◆ REQUIREMENTS:
Scan each line of the records for the word "with" and extract the ones that have it.

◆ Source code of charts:
* BEGIN *

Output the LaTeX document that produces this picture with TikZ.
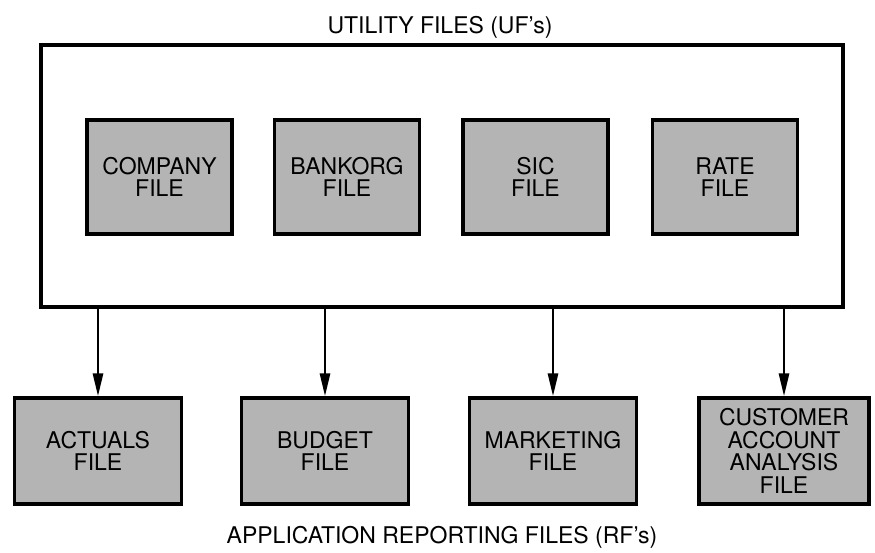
\documentclass[tikz,border=0pt]{standalone}
\usepackage{fontspec}
\setmainfont{TeX Gyre Heros}
\usetikzlibrary{arrows.meta}
\definecolor{stipple}{HTML}{B4B4B4}
\begin{document}
\begin{tikzpicture}[x=1pt,y=-1pt,
  txt/.style={font=\fontsize{23}{22.7}\selectfont, align=center, inner sep=0pt},
  filebox/.style={txt, draw=black, line width=3.2pt, fill=stipple},
  topfile/.style={filebox, minimum width=145pt, minimum height=114pt},
  repfile/.style={filebox, minimum width=167pt, minimum height=106pt},
  outerbox/.style={draw=black, line width=3.2pt, minimum width=802pt, minimum height=262pt, inner sep=0pt},
  flow/.style={line width=2.8pt, -{Triangle[length=23pt,width=10pt]}}
]
\useasboundingbox (0,0) rectangle (875,552);
\node[outerbox] (uf) at (442,176) {};
\node[txt, anchor=base] (uftitle) at (440,33) {UTILITY FILES (UF's)};
\node[topfile] (company) at (159.5,177) {COMPANY\\FILE};
\node[topfile] (bankorg) at (347,177) {BANKORG\\FILE};
\node[topfile] (sic) at (535.5,177) {SIC\\FILE};
\node[topfile] (rate) at (725,177) {RATE\\FILE};
\node[repfile] (actuals) at (98,451) {ACTUALS\\FILE};
\node[repfile] (budget) at (325,451) {BUDGET\\FILE};
\node[repfile] (marketing) at (553,451) {MARKETING\\FILE};
\node[repfile, minimum width=170pt] (customer) at (784,451) {CUSTOMER\\ACCOUNT\\ANALYSIS\\FILE};
\node[txt, anchor=base] (rftitle) at (442,543) {APPLICATION REPORTING FILES (RF's)};
\foreach \b in {actuals,budget,marketing,customer}
  \draw[flow] (uf.south -| \b.north) -- (\b.north);
\end{tikzpicture}
\end{document}
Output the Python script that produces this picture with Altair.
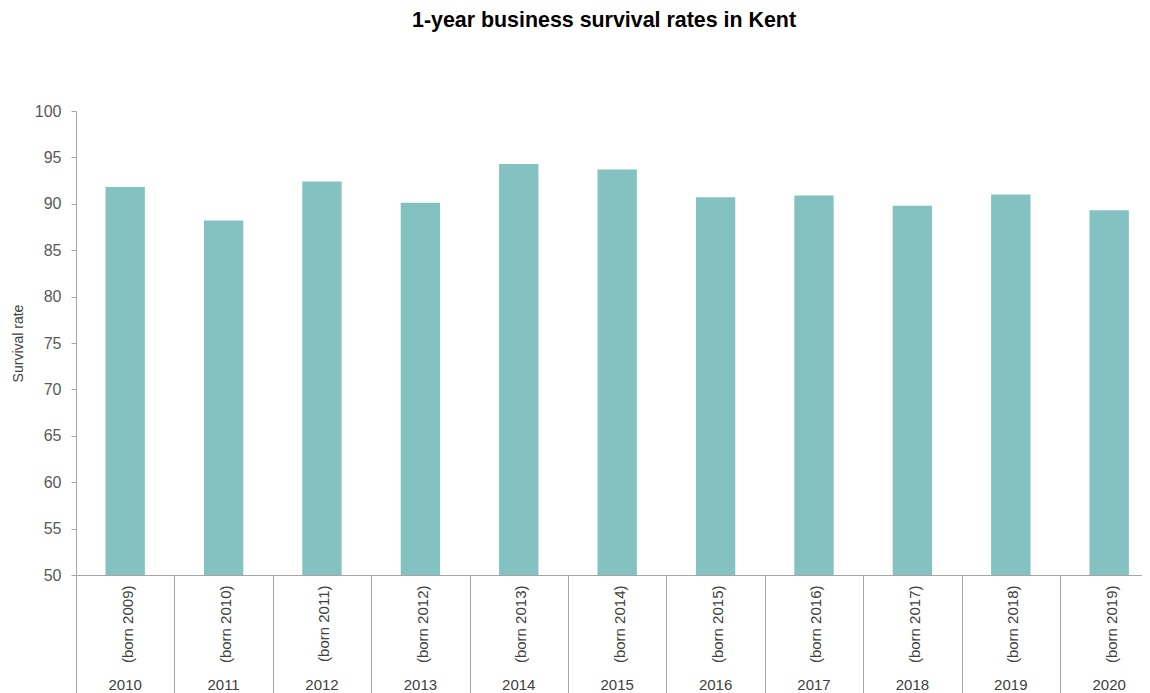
import altair as alt
import pandas as pd

years = ["2010", "2011", "2012", "2013", "2014", "2015", "2016", "2017", "2018", "2019", "2020"]
born = ["2009", "2010", "2011", "2012", "2013", "2014", "2015", "2016", "2017", "2018", "2019"]
rates = [91.8, 88.2, 92.4, 90.1, 94.3, 93.7, 90.7, 90.9, 89.8, 91.0, 89.3]
y_ticks = [50, 55, 60, 65, 70, 75, 80, 85, 90, 95, 100]

df = pd.DataFrame({"year": years, "born": born, "rate": rates})

W = 1066
H = 464
FONT = "Liberation Sans"
GREY = "#a6a6a6"
LABEL = "#404040"
TICK = 118
STEP = 98.4

born_map = "{" + ",".join(f"'{y}':'(born {b})'" for y, b in zip(years, born)) + "}"

x_axis = alt.Axis(
    title=None,
    labelExpr=born_map + "[datum.value]",
    labelAngle=270,
    labelAlign="right",
    labelBaseline="middle",
    labelPadding=10 - TICK,
    tickSize=TICK,
    tickOffset=-STEP / 2,
    labelOffset=STEP / 2 + 2,
    tickColor=GREY,
    domainColor=GREY,
    labelFontSize=15,
    labelFont=FONT,
    labelColor=LABEL,
)
x_scale = alt.Scale(paddingInner=0.6, paddingOuter=0.2166, align=0.692)

bars = alt.Chart(df).mark_bar(color="#83c2c1").encode(
    x=alt.X("year:N", sort=years, scale=x_scale, axis=x_axis),
    y=alt.Y(
        "rate:Q",
        scale=alt.Scale(domain=[50, 100], nice=False, zero=False),
        axis=alt.Axis(
            title="Survival rate",
            values=y_ticks,
            tickSize=5,
            labelPadding=10,
            grid=False,
            tickColor=GREY,
            domainColor=GREY,
            labelFontSize=16,
            labelFont=FONT,
            labelColor="#595959",
            titleFont=FONT,
            titleFontSize=14,
            titleFontWeight="normal",
            titleColor=LABEL,
            titlePadding=9,
        ),
    ),
    y2=alt.datum(50),
)

year_text = alt.Chart(df).mark_text(
    fontSize=15, font=FONT, color=LABEL, baseline="middle"
).encode(
    x=alt.X("year:N", sort=years, scale=x_scale, axis=x_axis),
    y=alt.value(H + 110),
    text="year:N",
)

chart = (
    alt.layer(bars, year_text)
    .properties(
        width=W,
        height=H,
        title=alt.TitleParams(
            "1-year business survival rates in Kent",
            font=FONT,
            fontSize=21.4,
            fontWeight="bold",
            color="black",
            anchor="middle",
            baseline="alphabetic",
            offset=55,
            dx=-5,
        ),
        padding={"left": 68, "top": 103, "right": 0, "bottom": TICK},
        autosize=alt.AutoSizeParams(type="none"),
    )
    .configure_view(stroke=None)
)

chart.save("out.html", embed_options={"renderer": "svg", "actions": False})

* END *

◆ RESULT OF THE TASK:
Output the LaTeX document that produces this picture with TikZ.
Output the Python script that produces this picture with Altair.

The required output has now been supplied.